One of the things we really enjoy about Washington, DC is its “walk-ability.” In fact, Prevention magazine named it one of the top 10 best walking cities. The city’s great public transportation system makes it easy for you to explore the whole District—and even some suburbs—on foot. And the Hamilton has a great parking included package, so you can park your car and not worry while you’re here.
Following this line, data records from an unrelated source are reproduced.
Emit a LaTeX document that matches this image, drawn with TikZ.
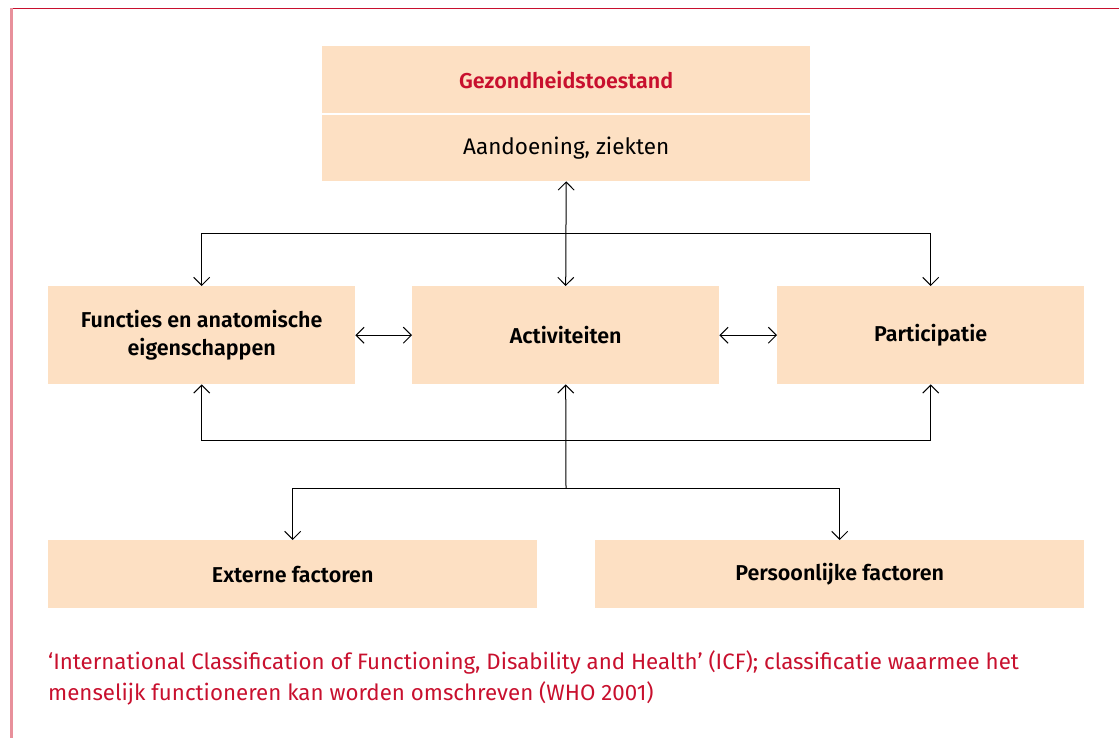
\documentclass[tikz,border=0pt]{standalone}
\usepackage{fontspec}
\setmainfont{Fira Sans}[BoldFont={Fira Sans SemiBold}]
\usetikzlibrary{arrows.meta}
\definecolor{peach}{HTML}{FDE0C3}
\definecolor{icfred}{HTML}{C8102E}
\definecolor{framepink}{HTML}{E8909B}
\begin{document}
\begin{tikzpicture}[x=1pt,y=-1pt,
  box/.style={fill=peach, draw=none, inner sep=0pt, align=center, anchor=north west,
    font=\bfseries\fontsize{21.5}{28}\selectfont},
  conn/.style={line width=1pt, -{Straight Barb[length=8pt,width=16pt]}},
  dbl/.style={line width=1pt, {Straight Barb[length=8pt,width=16pt]}-{Straight Barb[length=8pt,width=16pt]}},
  caption/.style={anchor=base west, inner sep=0pt, align=left, text=icfred,
    font=\fontsize{22.3}{31}\selectfont}]
\useasboundingbox (0,0) rectangle (1119,738);
\draw[icfred, line width=1.5pt] (11,8.5) -- (1119,8.5);
\draw[framepink, line width=3pt] (11.5,8) -- (11.5,738);

\node[box, minimum width=488pt, minimum height=67pt, text=icfred] (gz) at (322,46) {Gezondheidstoestand};
\node[box, minimum width=488pt, minimum height=66pt, font=\fontsize{22.5}{28}\selectfont] (ad) at (322,115) {Aandoening, ziekten};

\node[box, minimum width=307pt, minimum height=98pt] (fun) at (48,286) {Functies en anatomische\\eigenschappen};
\node[box, minimum width=307pt, minimum height=98pt] (act) at (412,286) {Activiteiten};
\node[box, minimum width=307pt, minimum height=98pt] (par) at (777,286) {Participatie};

\node[box, minimum width=489pt, minimum height=68pt] (ext) at (48,540) {Externe factoren};
\node[box, minimum width=489pt, minimum height=68pt] (per) at (595,540) {Persoonlijke factoren};

\coordinate (h1) at (566,234);
\coordinate (h2) at (566,440);
\coordinate (h3) at (566,488);

\draw[dbl] (ad.south) -- (act.north);
\draw[conn] (h1) -| (fun.north);
\draw[conn] (h1) -| (par.north);
\draw[dbl] (fun.east) -- (act.west);
\draw[dbl] (act.east) -- (par.west);
\draw[conn] (h3) -- (act.south);
\draw[conn] (h2) -| (fun.south);
\draw[conn] (h2) -| (par.south);
\draw[conn] (h3) -| (ext.north);
\draw[conn] (h3) -| (per.north);

\node[caption] (cap) at (48,700) {‘International Classification of Functioning, Disability and Health’ (ICF); classificatie waarmee het\\menselijk functioneren kan worden omschreven (WHO 2001)};
\end{tikzpicture}
\end{document}
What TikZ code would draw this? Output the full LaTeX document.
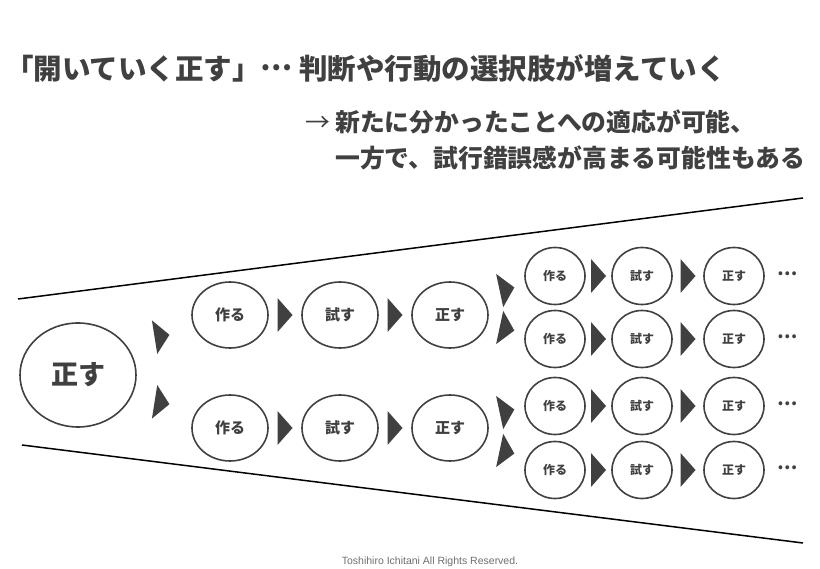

While you’re walking around, you’ll be able to experience the world-class outdoor art around the city. Here are a few of our favorite places to enjoy:

Hirshhorn Sculpture Garden – The Hirshhorn houses the contemporary art collection of the Smithsonian, and that’s reflected in its outdoor sculpture garden. With works by Rodin, Matisse, Koons and Calder, it’s a great place to reflect and enjoy a summer afternoon by the reflecting pool. (Metro: Smithsonian)

The National Gallery of Art Sculpture Garden – also contains works by Calder as well as Oldenburg, Miro, Lichtenstein and many others. Perhaps the best known is Oldenberg’s Typewriter Eraser, Scale X . The Sculpture Garden is home to the Pavilion Café as well as host of Jazz in the Garden on Friday evenings in the Summer. (Metro: Smithsonian)

Less well known is the Sculpture Garden at the Organization of American States building at 17th & Constitution, NW. There are a variety of sculptures celebrating instrumental figures in the Americas including Pablo Neruda, Jose del Valle, Simon Bolivar and George Washington. (Metro: Farragut West)

Even the decoration of some buildings should count as art. Just look at the reliefs and carvings and the Court of Neptune Fountain at the Library of Congress at 1st and Independence SE (Metro: Capitol South).

Or look up the next time you’re at the Lincoln Memorial – you’ve probably never noticed the murals near the ceiling inside.

At varying locations around town you can also find some of the Party Animals-elephants and donkeys (symbols of the Democratic and Republican parties)—that were part of a larger city-wide public art project in 2002. Each of the animal statues were decorated by local artists and organizations and auctioned off at the end of the exhibition. A few of the party animals are still on display by the organizations that purchased them. (The Postal Service had my favorite-decorated with every stamp at the National Postal Museum.)

No city would be complete without murals decorating the walls of the urban landscape. DC is no exception – and particularly well known are the murals of the U Street neighborhood, starting with the “Community Rhythms” mural in the U Street Metro Station. While you’re in the neighborhood, be sure to find the Duke Ellington Mural at 1200 U Street and the Bohemian Caverns Mural featuring Miles Davis and Shirley Horn at 11th & U.

Even some of our bike racks are works of art – and gifts from Switzerland. On Bike to Work day last month, the Ambassador from Switzerland and the Mayor of Zurich presented the city with 10 artistic bike racks by Swiss-American artist Annina Luck. Keep your eyes open for them around the city including in Dupont Circle, Eastern Market and near the Building Museum – you’ll recognize them by their Swiss themes such as cows, Swiss cheese, the Alps, and the Swiss flag.

And June is Artomatic, the definition of public art – it’s an art show free to the general public and very inclusive. This year features nine floors of visual art, plus dance, music and street performances. You can even see the finalists in the Washington Post’s Peeps Diorama contest, in which contestants fashion fanciful and funny scenes out of—wait for it—Candy Peeps. Artomatic is celebrating its 10th year – be sure to stop by 55 M Street, SE. (Metro: Navy Yard, Ballpark Exit). Fair warning – not all exhibits at Artomatic are family friendly, but there are specific children’s events scheduled, so you can plan accordingly.

What other public art have you found walking around town? Share a photo.